As summer approaches, the days are long and time seems to speed up. Unfortunately, noxious weeds grow even faster during this time.
Many people don’t really notice their weeds until they are a major problem and dense stands seem to outcompete everything else.
“They came out of “nowhere” is a phrase I hear. Some people give up and let them get worse and worse each year, allowing this self-fulfilling prophecy to continue. Those who want to attack their weeds sometimes overlook the very cause of the weed invasion.
First, how do I define a weed? The main characteristic is that the plant is not native to this area. This is a standard followed by all local, state and federal government agencies. So, why are weeds here and why do they do so well?
Some species were introduced more than 50 years ago and have had plenty of time to get established. Most weeds are opportunistic and seek some form of soil disturbance.
Disturbances are very common and can take many different forms. Road grading, new developments, importing foreign dirt, overgrazing, etc. When you displace soil and remove native vegetation, you are essentially inviting weeds into the area. On top of that, our area has experienced a long-term drought of nearly two decades.

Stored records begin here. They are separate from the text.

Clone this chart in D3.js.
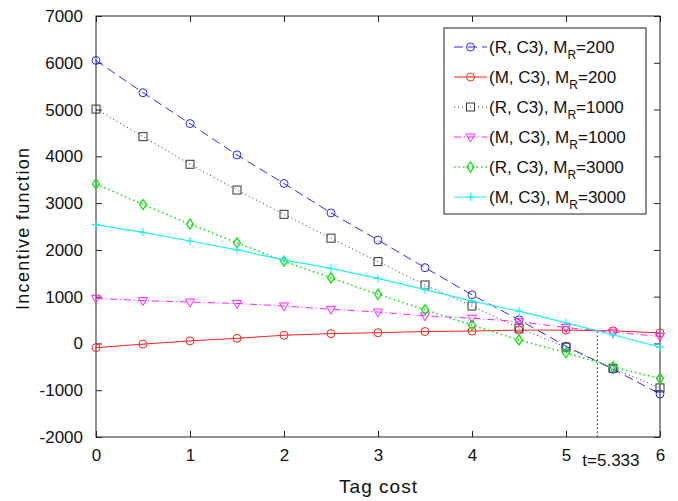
<!DOCTYPE html>
<html>
<head>
<meta charset="utf-8">
<script src="https://cdn.jsdelivr.net/npm/d3@7"></script>
<style>
  html, body { margin: 0; padding: 0; background: #fff; }
  svg { display: block; font-family: "Liberation Sans", Arial, Helvetica, sans-serif; }
</style>
</head>
<body>
<svg id="chart" width="678" height="501"></svg>
<script>
// Tag cost values (x) shared by every curve
const tagCost = [0, 0.5, 1, 1.5, 2, 2.5, 3, 3.5, 4, 4.5, 5, 5.5, 6];

// Incentive function values per scenario
const rC3_200  = [6050, 5360, 4700, 4030, 3420, 2790, 2210, 1620, 1040, 505, -60, -550, -1080];
const mC3_200  = [-90, -15, 55, 110, 175, 210, 230, 255, 265, 285, 285, 270, 225];
const rC3_1000 = [5010, 4420, 3830, 3280, 2760, 2250, 1750, 1250, 800, 330, -80, -530, -950];
const mC3_1000 = [965, 915, 885, 855, 800, 730, 672, 590, 540, 465, 340, 240, 150];
const rC3_3000 = [3410, 2970, 2550, 2150, 1760, 1400, 1050, 720, 390, 75, -200, -500, -750];
const mC3_3000 = [2540, 2375, 2190, 2000, 1785, 1605, 1390, 1150, 905, 690, 440, 185, -80];

const seriesNames = [
  ["(R, C3), M", "R", "=200"],
  ["(M, C3), M", "R", "=200"],
  ["(R, C3), M", "R", "=1000"],
  ["(M, C3), M", "R", "=1000"],
  ["(R, C3), M", "R", "=3000"],
  ["(M, C3), M", "R", "=3000"]
];

const xTicks = [0, 1, 2, 3, 4, 5, 6];
const yTicks = [-2000, -1000, 0, 1000, 2000, 3000, 4000, 5000, 6000, 7000];
const crossT = 5.333;
const crossValue = 275;
const crossLabel = "t=5.333";

const styles = [
  { color: "#2a2aff", dash: "9,5",     marker: "circle",   width: 1 },
  { color: "#ff2020", dash: null,      marker: "circle",   width: 1 },
  { color: "#333333", dash: "1,3",     marker: "square",   width: 1 },
  { color: "#ff20ff", dash: "7,3,1,3", marker: "triangle", width: 1 },
  { color: "#10e010", dash: "1.5,3",   marker: "diamond",  width: 1.6 },
  { color: "#20f0f0", dash: null,      marker: "plus",     width: 1.2 }
];

const allSeries = [rC3_200, mC3_200, rC3_1000, mC3_1000, rC3_3000, mC3_3000];

const svg = d3.select("#chart");
const margin = { left: 96, right: 18, top: 16, bottom: 64 };
const W = 678, H = 501;
const x = d3.scaleLinear().domain([0, 6]).range([margin.left, W - margin.right]);
const y = d3.scaleLinear().domain([-2000, 7000]).range([H - margin.bottom, margin.top]);

const fontSize = 17;
const plainNum = d => String(d);

// Plot background
svg.append("rect")
  .attr("x", x(0)).attr("y", y(7000))
  .attr("width", x(6) - x(0)).attr("height", y(-2000) - y(7000))
  .attr("fill", "#fff");

// Axes with inward ticks on all four sides
const tickLen = 6;
const axisColor = "#222";
function styleAxis(g) {
  g.attr("font-family", null).attr("font-size", null);
  g.select(".domain").remove();
  g.selectAll("line").attr("stroke", axisColor);
  g.selectAll("text").attr("font-size", fontSize).attr("fill", "#111");
}
svg.append("g").attr("transform", `translate(0,${y(-2000)})`)
  .call(d3.axisBottom(x).tickValues(xTicks).tickSize(-tickLen).tickPadding(12).tickFormat(plainNum))
  .call(styleAxis);
svg.append("g").attr("transform", `translate(0,${y(7000)})`)
  .call(d3.axisTop(x).tickValues(xTicks).tickSize(-tickLen).tickFormat(""))
  .call(styleAxis);
svg.append("g").attr("transform", `translate(${x(0)},0)`)
  .call(d3.axisLeft(y).tickValues(yTicks).tickSize(-tickLen).tickPadding(13).tickFormat(plainNum))
  .call(styleAxis);
svg.append("g").attr("transform", `translate(${x(6)},0)`)
  .call(d3.axisRight(y).tickValues(yTicks).tickSize(-tickLen).tickFormat(""))
  .call(styleAxis);

// Box frame
svg.append("rect")
  .attr("x", x(0)).attr("y", y(7000))
  .attr("width", x(6) - x(0)).attr("height", y(-2000) - y(7000))
  .attr("fill", "none").attr("stroke", axisColor).attr("stroke-width", 1);

// Marker drawing
function drawMarker(g, type, cx, cy, color) {
  const s = 4;
  if (type === "circle") {
    g.append("circle").attr("cx", cx).attr("cy", cy).attr("r", s)
      .attr("fill", "none").attr("stroke", color).attr("stroke-width", 1);
  } else if (type === "square") {
    g.append("rect").attr("x", cx - s).attr("y", cy - s).attr("width", 2 * s).attr("height", 2 * s)
      .attr("fill", "none").attr("stroke", color).attr("stroke-width", 1);
  } else if (type === "triangle") {
    g.append("path").attr("d", `M${cx - s - 0.5},${cy - s + 1}L${cx + s + 0.5},${cy - s + 1}L${cx},${cy + s + 1}Z`)
      .attr("fill", "none").attr("stroke", color).attr("stroke-width", 1);
  } else if (type === "diamond") {
    g.append("path").attr("d", `M${cx},${cy - s - 1}L${cx + s - 0.5},${cy}L${cx},${cy + s + 1}L${cx - s + 0.5},${cy}Z`)
      .attr("fill", "none").attr("stroke", color).attr("stroke-width", 1.3);
  } else if (type === "plus") {
    g.append("path").attr("d", `M${cx - s},${cy}L${cx + s},${cy}M${cx},${cy - s}L${cx},${cy + s}`)
      .attr("fill", "none").attr("stroke", color).attr("stroke-width", 1.2);
  }
}

// Curves
const line = d3.line().x((d, i) => x(tagCost[i])).y(d => y(d));
allSeries.forEach((vals, k) => {
  const st = styles[k];
  const g = svg.append("g");
  g.append("path").datum(vals).attr("d", line)
    .attr("fill", "none").attr("stroke", st.color).attr("stroke-width", st.width)
    .attr("stroke-dasharray", st.dash);
  vals.forEach((v, i) => drawMarker(g, st.marker, x(tagCost[i]), y(v), st.color));
});

// Crossing point marker line
svg.append("line")
  .attr("x1", x(crossT)).attr("x2", x(crossT))
  .attr("y1", y(-2000)).attr("y2", y(crossValue))
  .attr("stroke", "#222").attr("stroke-width", 1).attr("stroke-dasharray", "1.5,2.5");
svg.append("text")
  .attr("x", x(crossT) - 15).attr("y", y(-2000) + 29)
  .attr("font-size", fontSize).attr("fill", "#111")
  .text(crossLabel);

// Axis titles
svg.append("text")
  .attr("x", x(3)).attr("y", 493)
  .attr("text-anchor", "middle").attr("font-size", 19).attr("fill", "#111")
  .attr("textLength", 78).attr("lengthAdjust", "spacing")
  .text("Tag cost");
svg.append("text")
  .attr("transform", `translate(29,229) rotate(-90)`)
  .attr("text-anchor", "middle").attr("font-size", 18).attr("fill", "#111")
  .attr("textLength", 162).attr("lengthAdjust", "spacing")
  .text("Incentive function");

// Legend
const lg = svg.append("g");
lg.append("rect").attr("x", 444).attr("y", 28).attr("width", 202).attr("height", 186)
  .attr("fill", "#fff").attr("stroke", axisColor).attr("stroke-width", 1);
seriesNames.forEach((nm, k) => {
  const st = styles[k];
  const ry = 47 + k * 30;
  lg.append("line").attr("x1", 454).attr("x2", 487).attr("y1", ry).attr("y2", ry)
    .attr("stroke", st.color).attr("stroke-width", st.width).attr("stroke-dasharray", st.dash);
  drawMarker(lg, st.marker, 470.5, ry, st.color);
  const t = lg.append("text").attr("x", 489).attr("y", ry + 6)
    .attr("font-size", fontSize).attr("fill", "#111");
  t.append("tspan").text(nm[0]);
  t.append("tspan").attr("font-size", 12).attr("dy", 6).text(nm[1]);
  t.append("tspan").attr("dy", -6).text(nm[2]);
});
</script>
</body>
</html>
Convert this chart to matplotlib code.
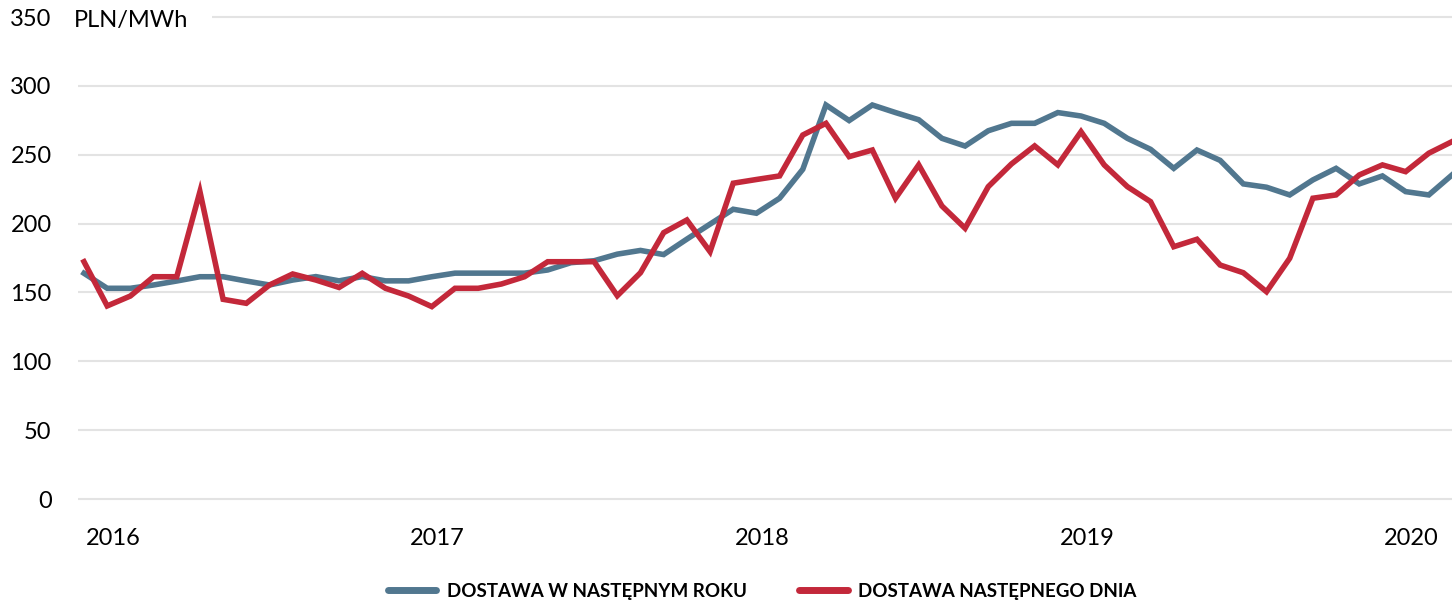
import numpy as np
import matplotlib
matplotlib.use("Agg")
import matplotlib.pyplot as plt
from matplotlib.lines import Line2D
from matplotlib.patches import Rectangle

plt.rcParams.update({
    "font.family": ["Lato", "DejaVu Sans"],
    "font.size": 17,
})

BLUE = "#51778f"
RED = "#c3283a"
GRID = "#e3e3e3"

# ------------------------------------------------------------------
# Data (PLN/MWh)
# ------------------------------------------------------------------
year_ahead = [
    163.9, 153.0, 153.0, 155.4, 158.3, 161.4, 161.4, 158.3, 155.4, 159.0,
    161.5, 158.4, 161.5, 158.4, 158.4, 161.4, 164.0, 164.0, 164.0, 164.0,
    166.3, 171.6, 173.0, 177.8, 180.5, 177.5, 188.7, 199.6, 210.4, 207.5,
    218.4, 239.4, 286.1, 274.8, 286.1, 280.6, 275.4, 261.9, 256.3, 267.4,
    272.8, 272.8, 280.6, 278.1, 272.8, 261.9, 253.9, 240.1, 253.4, 245.9,
    228.8, 226.4, 220.8, 231.7, 240.1, 228.8, 234.6, 223.2, 220.8, 235.3,
]
day_ahead = [
    172.3, 140.2, 147.4, 161.4, 161.4, 223.2, 145.0, 142.1, 155.4, 163.4,
    159.0, 153.6, 163.9, 153.0, 147.4, 139.7, 153.0, 153.0, 156.1, 161.4,
    172.3, 172.3, 172.3, 147.6, 164.3, 193.4, 202.6, 179.6, 229.3, 232.0,
    234.6, 264.3, 272.8, 248.6, 253.4, 218.4, 242.6, 212.8, 196.6, 226.8,
    243.3, 256.4, 242.6, 266.7, 242.6, 226.8, 215.9, 183.2, 188.6, 169.9,
    164.3, 150.5, 174.8, 218.4, 220.8, 235.3, 242.6, 237.7, 251.1, 259.5,
]
year_labels = ["2016", "2017", "2018", "2019", "2020"]
year_label_pos = [1.25, 15.25, 29.25, 43.25, 57.25]
y_ticks = [0, 50, 100, 150, 200, 250, 300, 350]
series_names = ["DOSTAWA W NASTĘPNYM ROKU", "DOSTAWA NASTĘPNEGO DNIA"]

x = np.arange(len(day_ahead))

fig = plt.figure(figsize=(14.52, 6.0), dpi=100)
# y: 0 -> px 499, 350 -> px 17 ; x: idx 0 -> px 84, idx 59 -> px 1452
px_per_unit = (499 - 17) / 350
y_lo, y_hi = -3, 353
bottom_px = 499 + 3 * px_per_unit
top_px = 17 - 3 * px_per_unit
ax = fig.add_axes([78 / 1452, 1 - bottom_px / 600, 1 - 78 / 1452,
                   (bottom_px - top_px) / 600])

ax.plot(x, year_ahead, color=BLUE, lw=4.0, solid_joinstyle="miter", zorder=3)
ax.plot(x, day_ahead, color=RED, lw=4.0, solid_joinstyle="miter", zorder=4)

step_px = (1452 - 84) / (len(x) - 1)
ax.set_xlim(-(84 - 78) / step_px, len(x) - 1)
ax.set_ylim(y_lo, y_hi)

ax.set_yticks(y_ticks)
ax.set_xticks(year_label_pos)
ax.set_xticklabels(year_labels)
ax.tick_params(axis="both", length=0, labelsize=17, colors="black")
ax.tick_params(axis="y", pad=19)
ax.tick_params(axis="x", pad=18)

ax.yaxis.grid(True, color=GRID, lw=1.5)
ax.set_axisbelow(True)
for s in ax.spines.values():
    s.set_visible(False)

# unit label sits on the top gridline
ax.add_patch(Rectangle((0, 0.96), (212 - 78) / 1374, 0.06,
                       transform=ax.transAxes, facecolor="white",
                       edgecolor="none", zorder=1.5, clip_on=False))
fig.text(74 / 1452, 1 - 21 / 600, "PLN/MWh", fontsize=17,
         ha="left", va="center")

handles = [
    Line2D([], [], color=BLUE, lw=5.0, solid_capstyle="round"),
    Line2D([], [], color=RED, lw=5.0, solid_capstyle="round"),
]
leg = fig.legend(handles, series_names, loc="center",
                 bbox_to_anchor=(762 / 1452, 9 / 600), ncol=2, frameon=False,
                 prop={"family": ["Lato", "DejaVu Sans"], "weight": "bold",
                       "size": 13.5},
                 handlelength=2.6, handletextpad=0.55, columnspacing=2.8)

fig.savefig("out.png", dpi=100)
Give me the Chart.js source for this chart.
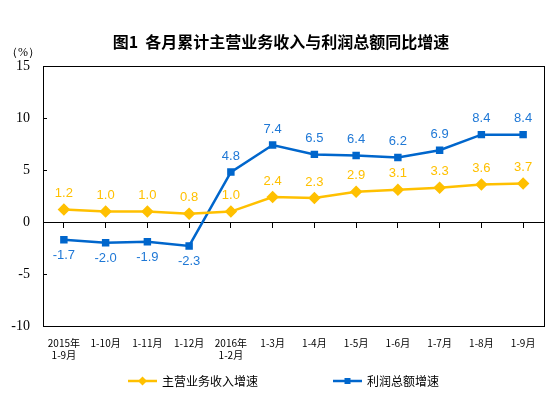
<!DOCTYPE html>
<html>
<head>
<meta charset="utf-8">
<script src="https://cdn.jsdelivr.net/npm/chart.js@4"></script>
<style>
  html, body { margin: 0; padding: 0; background: #fff; }
  #wrap { width: 551px; height: 397px; }
</style>
</head>
<body>
<div id="wrap"><canvas id="chart"></canvas></div>
<script>
// 数据
const months = [['2015年', '1-9月'], '1-10月', '1-11月', '1-12月', ['2016年', '1-2月'], '1-3月', '1-4月', '1-5月', '1-6月', '1-7月', '1-8月', '1-9月'];
const revenueGrowth = [1.2, 1.0, 1.0, 0.8, 1.0, 2.4, 2.3, 2.9, 3.1, 3.3, 3.6, 3.7];
const profitGrowth = [-1.7, -2.0, -1.9, -2.3, 4.8, 7.4, 6.5, 6.4, 6.2, 6.9, 8.4, 8.4];
const yTicks = [-10, -5, 0, 5, 10, 15];

const ORANGE = '#FFC000';
const BLUE = '#0066CC';
const BLUE_LABEL = '#1F78D6';

// 图例小图标：线段 + 标记
function drawIcon(ctx, x, y, color, shape) {
    ctx.strokeStyle = color;
    ctx.lineWidth = 2.5;
    ctx.beginPath(); ctx.moveTo(x, y); ctx.lineTo(x + 29, y); ctx.stroke();
    ctx.fillStyle = color;
    ctx.beginPath();
    const cx = x + 14.5;
    if (shape === 'rectRot') {
        ctx.moveTo(cx, y - 4.5); ctx.lineTo(cx + 4.5, y); ctx.lineTo(cx, y + 4.5); ctx.lineTo(cx - 4.5, y);
    } else {
        ctx.rect(cx - 3, y - 3, 6, 6);
    }
    ctx.fill();
}

// 边框、数值标签、标题、图例
const extras = {
    id: 'extras',
    afterDatasetsDraw(chart) {
        const { ctx, chartArea: a } = chart;
        ctx.save();
        ctx.strokeStyle = '#000';
        ctx.lineWidth = 1;
        ctx.strokeRect(Math.round(a.left) + 0.5, Math.round(a.top) + 0.5, Math.round(a.right - a.left), Math.round(a.bottom - a.top));
        // y 轴内侧刻度
        const ys = chart.scales.y;
        yTicks.forEach(v => {
            const py = Math.round(ys.getPixelForValue(v)) + 0.5;
            ctx.beginPath(); ctx.moveTo(a.left, py); ctx.lineTo(a.left + 4, py); ctx.stroke();
        });
        // 数值标签
        ctx.font = '13px "Liberation Sans", Arial, sans-serif';
        ctx.textAlign = 'center';
        ctx.textBaseline = 'middle';
        chart.data.datasets.forEach((ds, i) => {
            const meta = chart.getDatasetMeta(i);
            ctx.fillStyle = ds.labelColor;
            meta.data.forEach((pt, j) => {
                const v = ds.data[j];
                const dy = v < 0 ? 16 : -16;
                ctx.fillText(v.toFixed(1), pt.x, pt.y + dy);
            });
        });
        // 标题
        ctx.fillStyle = '#000';
        ctx.font = 'bold 16px "Noto Sans CJK SC", sans-serif';
        ctx.fillText('图1  各月累计主营业务收入与利润总额同比增速', 281, 42);
        ctx.font = '12px "Liberation Serif", serif';
        ctx.fillText('（%）', 23, 53);
        // 图例
        const legendX = [128, 333];
        ctx.textAlign = 'left';
        ctx.font = '12px "Noto Sans CJK SC", sans-serif';
        chart.data.datasets.forEach((ds, i) => {
            drawIcon(ctx, legendX[i], 381, ds.borderColor, ds.pointStyle);
            ctx.fillStyle = '#000';
            ctx.fillText(ds.label, legendX[i] + 34, 381);
        });
        ctx.restore();
    }
};

new Chart(document.getElementById('chart'), {
    type: 'line',
    data: {
        labels: months,
        datasets: [
            {
                label: '主营业务收入增速',
                data: revenueGrowth,
                borderColor: ORANGE,
                backgroundColor: ORANGE,
                labelColor: ORANGE,
                borderWidth: 2.5,
                pointStyle: 'rectRot',
                pointRadius: 4.5,
                pointHoverRadius: 4.5,
                tension: 0
            },
            {
                label: '利润总额增速',
                data: profitGrowth,
                borderColor: BLUE,
                backgroundColor: BLUE,
                labelColor: BLUE_LABEL,
                borderWidth: 2.5,
                pointStyle: 'rect',
                pointRadius: 3.5,
                pointHoverRadius: 3.5,
                tension: 0
            }
        ]
    },
    options: {
        responsive: true,
        maintainAspectRatio: false,
        animation: false,
        layout: { padding: { top: 66, right: 6, left: 0, bottom: 0 } },
        plugins: {
            tooltip: { enabled: false },
            legend: { display: false }
        },
        scales: {
            y: {
                min: -10,
                max: 15,
                afterFit: (s) => { s.width = 43; },
                afterBuildTicks: (s) => { s.ticks = yTicks.map(v => ({ value: v })); },
                grid: { drawOnChartArea: false, drawTicks: false },
                border: { display: true, color: '#000', width: 1 },
                ticks: {
                    padding: 13,
                    color: '#000',
                    font: { size: 14, family: '"Liberation Serif", serif' }
                }
            },
            x: {
                position: { y: 0 },
                offset: true,
                grid: { drawOnChartArea: false, drawTicks: true, tickLength: 5, color: '#000' },
                border: { display: true, color: '#000', width: 1 },
                ticks: { display: false }
            },
            x2: {
                type: 'category',
                position: 'bottom',
                labels: months,
                offset: true,
                afterFit: (s) => { s.height = 71; },
                grid: { display: false },
                border: { display: true, color: '#000', width: 1 },
                ticks: {
                    autoSkip: false,
                    maxRotation: 0,
                    padding: 3,
                    color: '#000',
                    font: { size: 10, family: '"Noto Sans CJK SC", sans-serif', lineHeight: 1.2 }
                }
            }
        }
    },
    plugins: [extras]
});
</script>
</body>
</html>
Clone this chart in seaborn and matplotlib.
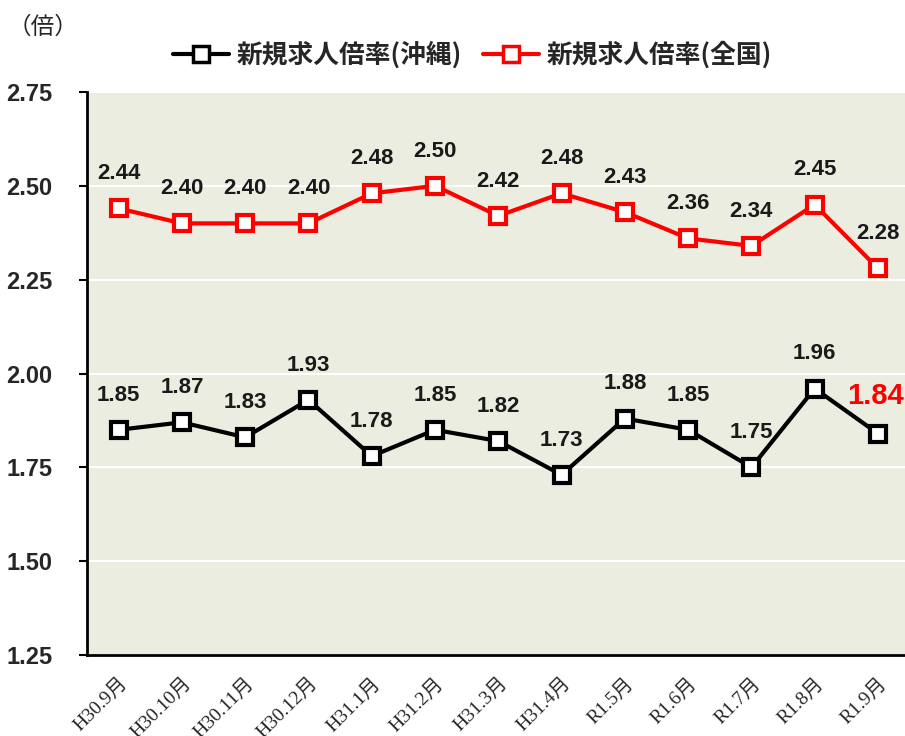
import numpy as np
import pandas as pd
import matplotlib
matplotlib.use('Agg')
import matplotlib.pyplot as plt
import seaborn as sns

months = ['H30.9月', 'H30.10月', 'H30.11月', 'H30.12月', 'H31.1月', 'H31.2月',
          'H31.3月', 'H31.4月', 'R1.5月', 'R1.6月', 'R1.7月', 'R1.8月', 'R1.9月']
okinawa = [1.85, 1.87, 1.83, 1.93, 1.78, 1.85, 1.82, 1.73, 1.88, 1.85, 1.75, 1.96, 1.84]
national = [2.44, 2.40, 2.40, 2.40, 2.48, 2.50, 2.42, 2.48, 2.43, 2.36, 2.34, 2.45, 2.28]
series_names = ['新規求人倍率(沖縄)', '新規求人倍率(全国)']
y_ticks = [1.25, 1.50, 1.75, 2.00, 2.25, 2.50, 2.75]

sns.set_theme(style='white')
plt.rcParams['font.family'] = ['Noto Sans CJK JP', 'DejaVu Sans']
plt.rcParams['font.weight'] = 'bold'
num_font = ['Liberation Sans', 'DejaVu Sans']

df = pd.DataFrame({
    'pos': list(range(len(months))) * 2,
    'value': okinawa + national,
    'series': [series_names[0]] * len(months) + [series_names[1]] * len(months),
})

fig = plt.figure(figsize=(9.05, 7.36), dpi=100)
ax = fig.add_axes([0.0961, 0.110, 0.909, 0.765])
ax.set_facecolor('#EBEDE0')

palette = {series_names[0]: 'black', series_names[1]: '#FF0000'}
sns.lineplot(data=df, x='pos', y='value', hue='series', palette=palette,
             marker='s', markersize=12, markerfacecolor='white',
             markeredgewidth=3, linewidth=3, ax=ax, legend=False)
for line, name in zip(ax.lines, series_names):
    line.set_markeredgecolor(palette[name])

ax.set_xlim(-0.5, len(months) - 0.5)
ax.set_ylim(1.25, 2.75)
ax.set_yticks(y_ticks)
ax.set_yticklabels([f'{v:.2f}' for v in y_ticks], fontsize=17, fontweight='bold',
                   family=num_font)
ax.yaxis.grid(True, color='white', linewidth=1.5)
ax.set_axisbelow(True)

ax.set_xticks(range(len(months)))
ax.set_xticklabels(months, rotation=45, ha='right', rotation_mode='anchor',
                   fontsize=14, fontweight='normal',
                   family=['Liberation Serif', 'Noto Sans CJK JP'])
ax.set_xticks(np.arange(-0.5, len(months) - 0.5, 1), minor=True)
ax.tick_params(axis='x', which='major', length=0, pad=14)
ax.tick_params(axis='x', which='minor', length=6, width=1.5, color='black', direction='out')
ax.tick_params(axis='y', length=6, width=1.5, color='black', direction='out', pad=52, left=True)
for lab in ax.get_yticklabels():
    lab.set_horizontalalignment('left')

ax.set_xlabel('')
ax.set_ylabel('')
for side in ['top', 'right']:
    ax.spines[side].set_visible(False)
for side in ['left', 'bottom']:
    ax.spines[side].set_color('black')
    ax.spines[side].set_linewidth(2)

# data labels
for i, v in enumerate(national):
    ax.annotate(f'{v:.2f}', (i, v), xytext=(0, 25), textcoords='offset points',
                ha='center', va='center', fontsize=16, fontweight='bold',
                color='#1a1a1a', family=num_font)
for i, v in enumerate(okinawa):
    last = i == len(okinawa) - 1
    ax.annotate(f'{v:.2f}', (i, v), xytext=(-2 if last else 0, 27 if last else 25),
                textcoords='offset points', ha='center', va='center',
                fontsize=21 if last else 16, fontweight='bold',
                color='#FF0000' if last else '#1a1a1a', family=num_font)

handles = [plt.Line2D([], [], color=palette[n], marker='s', markersize=11,
                      markerfacecolor='white', markeredgecolor=palette[n],
                      markeredgewidth=2.5, linewidth=3) for n in series_names]
fig.legend(handles, series_names, loc='center', bbox_to_anchor=(0.522, 0.925), ncol=2,
           frameon=False, prop={'size': 18.5, 'weight': 'bold'}, handlelength=2.2,
           handletextpad=0.3, columnspacing=0.8)

fig.text(0.008, 0.963, '（倍）', fontsize=17, fontweight='normal', va='center', ha='left')

fig.savefig('out.png', dpi=100)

A lot of these weeds come from harsher environments than our own and thrive on the displacement of soil. Because of that, they come in and get settled quicker than native species can. So what’s the problem?
There are many non-native species that tend to form monocultures and outcompete native species. When biodiversity is lost, wildlife and insects may not benefit from these weeds because they evolved to depend on native plant species. Also, noxious weeds degrade agriculture/property value and potential. Many people say weeds take away from scenic and aesthetic values. I, personally, would rather see a mosaic of different wildflowers than just one species taking over.
Looking forward, try to avoid unnecessary soil disturbance. A little bit of caution and planning can help in the long run. Don’t let animals overgraze. They tend to eat the good stuff to death and leave the bad. Try to eliminate weeds before they get out of control, and keep in mind, you will need to keep up with your treatments for a minimum of three years. Otherwise, if you slack for a year or two, you’ll be back where you started.
Once you’ve gotten rid of the weeds, your job is done, right? Nope. You still have a lot do to keep them from coming back. After you’ve gotten the weeds taken care of, you need to fill in those blank spots with healthy vegetation to help outcompete the weeds from coming back. Reseeding helps a lot long term.
The cost-share program is still available to assist landowners with deferring the cost of herbicides and seed mixes.